PROBLEM STATEMENT:
Search the records that follow and extract every line containing the string "Convert".

PROVIDED MATERIAL:
::::::
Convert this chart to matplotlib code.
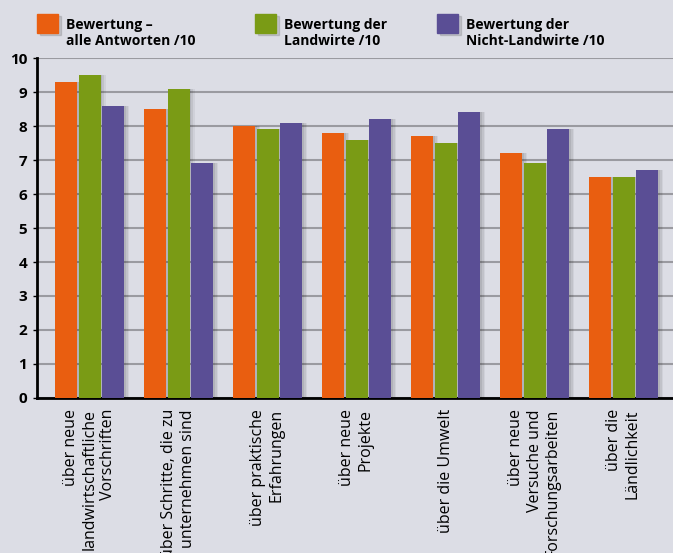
import numpy as np
import matplotlib.pyplot as plt
from matplotlib.patches import Rectangle

plt.rcParams["font.family"] = ["Open Sans", "DejaVu Sans"]

categories = [
    "über neue\nlandwirtschaftliche\nVorschriften",
    "über Schritte, die zu\nunternehmen sind",
    "über praktische\nErfahrungen",
    "über neue\nProjekte",
    "über die Umwelt",
    "über neue\nVersuche und\nForschungsarbeiten",
    "über die\nLändlichkeit",
]
alle = [9.3, 8.5, 8.0, 7.8, 7.7, 7.2, 6.5]
landwirte = [9.5, 9.1, 7.9, 7.6, 7.5, 6.9, 6.5]
nicht_landwirte = [8.6, 6.9, 8.1, 8.2, 8.4, 7.9, 6.7]
series_labels = ["Bewertung –\nalle Antworten /10",
                 "Bewertung der\nLandwirte /10",
                 "Bewertung der\nNicht-Landwirte /10"]

BG = "#dcdde5"
COLORS = ["#e95e10", "#7a9b15", "#5a4e95"]

fig = plt.figure(figsize=(6.73, 5.53), dpi=100, facecolor=BG)
ax = fig.add_axes([0.055, 0.2803, 0.945, 0.6148], facecolor=BG)

x = np.arange(len(categories))
w = 0.247
step = 0.264
for i, (vals, col) in enumerate(zip([alle, landwirte, nicht_landwirte], COLORS)):
    pos = x + (i - 1) * step
    # weiche Schatten
    for dx, a in [(0.06, 0.05), (0.04, 0.07), (0.02, 0.08)]:
        ax.bar(pos + dx, vals, width=w, color="black", alpha=a, zorder=2)
    ax.bar(pos, vals, width=w, color=col, zorder=3)

ax.set_xlim(-0.59, 6.556)
ax.set_ylim(0, 10)
ax.set_yticks(range(0, 11))
ax.yaxis.grid(True, color="#9a9aa0", lw=1.5, zorder=1)
ax.set_axisbelow(True)
for s in ["top", "right"]:
    ax.spines[s].set_visible(False)
ax.spines["left"].set_linewidth(2)
ax.spines["bottom"].set_linewidth(2)
ax.tick_params(axis="y", length=3, width=1, pad=4, labelsize=11)
for lab in ax.get_yticklabels():
    lab.set_fontweight("bold")
ax.set_xticks(x)
ax.set_xticklabels(categories, rotation=90, ha="center", va="top",
                   multialignment="right", fontsize=11.5, linespacing=1.2)
ax.tick_params(axis="x", length=0, pad=8)

# Legende oben
leg_x = [0.055, 0.379, 0.650]
for lx, col, lab in zip(leg_x, COLORS, series_labels):
    fig.patches.append(Rectangle((lx + 0.004, 0.936), 0.031, 0.035, transform=fig.transFigure,
                                 color="black", alpha=0.12, figure=fig))
    fig.patches.append(Rectangle((lx, 0.940), 0.031, 0.035, transform=fig.transFigure,
                                 color=col, figure=fig))
    fig.text(lx + 0.043, 0.968, lab, fontsize=10, fontweight="bold", va="top",
             linespacing=1.2)

fig.savefig("out.png", dpi=100, facecolor=BG)
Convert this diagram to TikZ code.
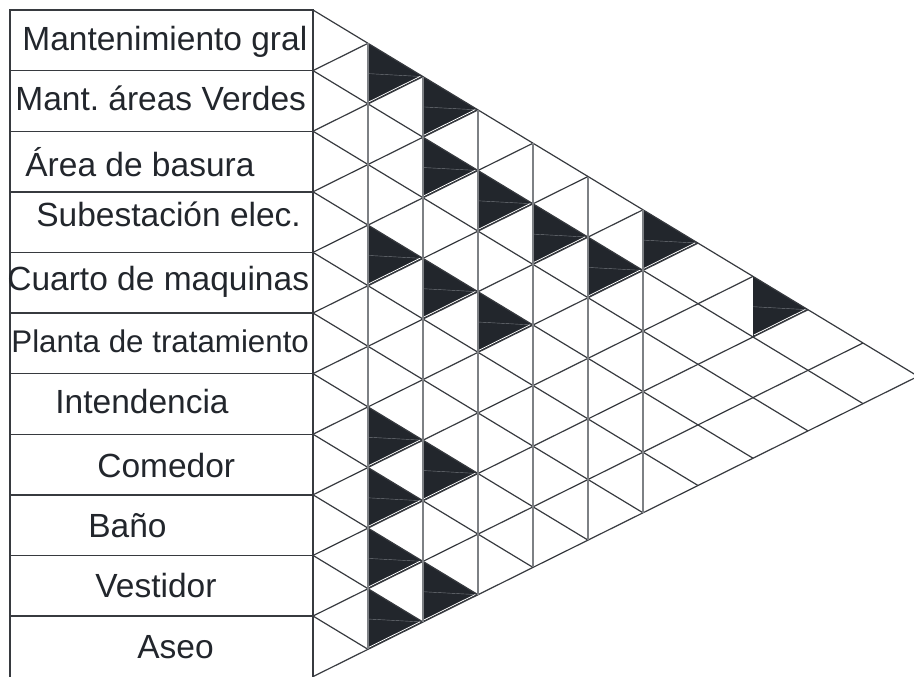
::::::
FINISHED EXERCISE:
Convert this chart to matplotlib code.
Convert this diagram to TikZ code.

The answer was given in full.